• _THE TASK_:
Produce an exact copy of the lines below that run from the line containing "Generate a Python" to the line containing "import plotly.graph_objects as go", inclusive; any picture is omitted.

• _RECORDS SHOWN_:
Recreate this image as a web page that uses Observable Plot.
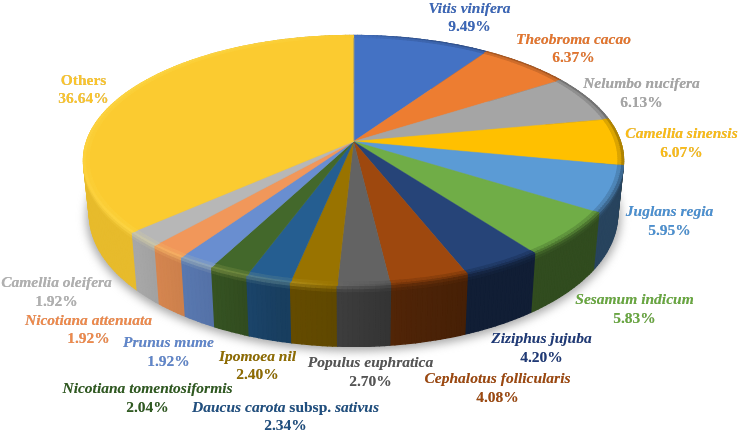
* * *
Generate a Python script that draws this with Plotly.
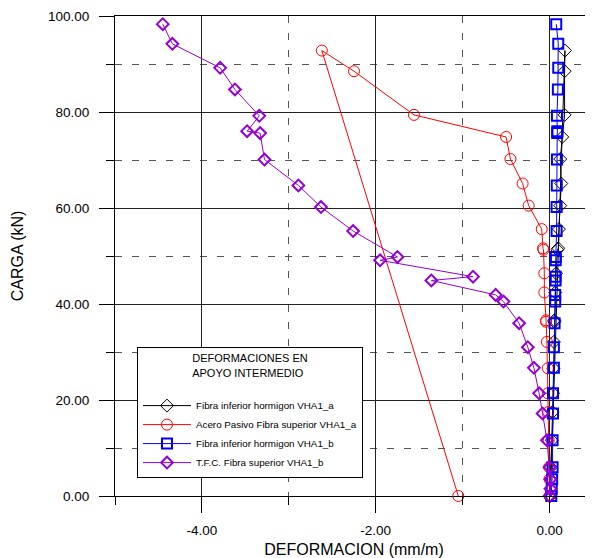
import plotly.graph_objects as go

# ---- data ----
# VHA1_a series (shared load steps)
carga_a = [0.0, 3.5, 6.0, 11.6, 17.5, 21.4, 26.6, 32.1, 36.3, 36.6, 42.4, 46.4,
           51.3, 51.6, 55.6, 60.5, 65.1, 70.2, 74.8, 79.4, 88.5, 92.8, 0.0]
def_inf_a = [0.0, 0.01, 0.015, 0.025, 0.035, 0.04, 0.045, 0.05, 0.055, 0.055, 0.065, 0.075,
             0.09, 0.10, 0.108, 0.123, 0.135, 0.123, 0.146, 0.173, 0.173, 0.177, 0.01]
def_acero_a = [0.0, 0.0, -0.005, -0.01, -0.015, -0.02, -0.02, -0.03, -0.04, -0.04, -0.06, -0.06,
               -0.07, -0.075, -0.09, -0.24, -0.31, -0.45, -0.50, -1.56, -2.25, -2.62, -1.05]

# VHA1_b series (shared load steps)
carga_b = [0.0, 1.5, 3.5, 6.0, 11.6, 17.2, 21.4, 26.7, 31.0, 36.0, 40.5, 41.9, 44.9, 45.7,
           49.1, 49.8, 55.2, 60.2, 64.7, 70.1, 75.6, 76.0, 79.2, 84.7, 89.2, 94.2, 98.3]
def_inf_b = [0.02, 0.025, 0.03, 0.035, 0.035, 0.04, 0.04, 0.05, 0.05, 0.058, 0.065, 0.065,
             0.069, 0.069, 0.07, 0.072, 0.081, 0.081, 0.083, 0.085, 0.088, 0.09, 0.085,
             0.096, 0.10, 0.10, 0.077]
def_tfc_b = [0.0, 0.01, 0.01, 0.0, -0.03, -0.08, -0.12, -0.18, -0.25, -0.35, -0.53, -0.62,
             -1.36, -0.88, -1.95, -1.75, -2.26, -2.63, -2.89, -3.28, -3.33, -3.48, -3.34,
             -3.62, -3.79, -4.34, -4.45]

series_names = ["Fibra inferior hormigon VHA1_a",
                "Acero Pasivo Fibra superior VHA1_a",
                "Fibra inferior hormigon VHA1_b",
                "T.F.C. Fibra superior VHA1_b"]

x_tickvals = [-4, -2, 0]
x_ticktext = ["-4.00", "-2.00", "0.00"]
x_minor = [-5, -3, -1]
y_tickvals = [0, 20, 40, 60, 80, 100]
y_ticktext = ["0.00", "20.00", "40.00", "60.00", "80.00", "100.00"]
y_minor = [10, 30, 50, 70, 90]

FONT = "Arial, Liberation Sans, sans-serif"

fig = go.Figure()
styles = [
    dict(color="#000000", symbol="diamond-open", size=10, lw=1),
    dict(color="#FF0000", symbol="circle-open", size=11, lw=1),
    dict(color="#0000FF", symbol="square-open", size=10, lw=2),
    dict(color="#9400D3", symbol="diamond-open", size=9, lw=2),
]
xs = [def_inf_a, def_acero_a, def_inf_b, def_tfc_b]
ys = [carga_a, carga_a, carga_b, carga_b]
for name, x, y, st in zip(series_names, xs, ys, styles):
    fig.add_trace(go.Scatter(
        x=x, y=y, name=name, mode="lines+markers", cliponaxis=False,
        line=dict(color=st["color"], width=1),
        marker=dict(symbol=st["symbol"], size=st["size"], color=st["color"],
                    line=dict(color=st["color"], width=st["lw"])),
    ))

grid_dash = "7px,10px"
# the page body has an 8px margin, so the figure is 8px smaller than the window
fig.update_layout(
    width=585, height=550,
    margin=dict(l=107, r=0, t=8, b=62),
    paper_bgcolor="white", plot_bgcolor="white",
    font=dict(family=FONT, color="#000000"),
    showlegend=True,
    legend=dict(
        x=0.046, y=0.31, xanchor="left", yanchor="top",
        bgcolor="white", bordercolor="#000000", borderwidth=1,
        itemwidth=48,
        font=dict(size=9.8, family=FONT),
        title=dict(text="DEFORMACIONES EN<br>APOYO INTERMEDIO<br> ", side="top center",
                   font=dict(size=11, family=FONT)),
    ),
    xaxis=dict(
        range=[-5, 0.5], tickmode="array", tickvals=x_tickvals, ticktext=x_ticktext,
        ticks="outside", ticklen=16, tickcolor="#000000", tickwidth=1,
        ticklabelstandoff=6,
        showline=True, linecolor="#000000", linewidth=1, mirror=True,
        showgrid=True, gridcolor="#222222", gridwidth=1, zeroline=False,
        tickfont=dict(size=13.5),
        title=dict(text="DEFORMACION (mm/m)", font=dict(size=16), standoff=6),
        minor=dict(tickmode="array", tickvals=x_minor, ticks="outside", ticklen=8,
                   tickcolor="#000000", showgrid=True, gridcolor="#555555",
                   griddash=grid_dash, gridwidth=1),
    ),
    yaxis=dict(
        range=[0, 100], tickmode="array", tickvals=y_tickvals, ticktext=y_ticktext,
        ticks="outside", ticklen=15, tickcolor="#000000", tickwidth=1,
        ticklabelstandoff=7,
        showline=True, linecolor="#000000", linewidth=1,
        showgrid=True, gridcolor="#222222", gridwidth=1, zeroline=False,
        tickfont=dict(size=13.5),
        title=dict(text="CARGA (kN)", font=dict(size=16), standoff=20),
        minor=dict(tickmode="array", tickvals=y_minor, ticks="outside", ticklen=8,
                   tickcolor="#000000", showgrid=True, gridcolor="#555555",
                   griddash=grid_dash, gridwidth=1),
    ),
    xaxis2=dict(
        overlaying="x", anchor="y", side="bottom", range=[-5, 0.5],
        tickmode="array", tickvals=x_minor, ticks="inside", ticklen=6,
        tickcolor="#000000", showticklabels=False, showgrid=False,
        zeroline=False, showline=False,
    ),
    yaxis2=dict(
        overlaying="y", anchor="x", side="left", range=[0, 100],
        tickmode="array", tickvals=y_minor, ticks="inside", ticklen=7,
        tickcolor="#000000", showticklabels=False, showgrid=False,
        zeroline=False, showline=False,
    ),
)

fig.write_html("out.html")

• _SOLUTION FOR THIS EXERCISE_:
Generate a Python script that draws this with Plotly.
import plotly.graph_objects as go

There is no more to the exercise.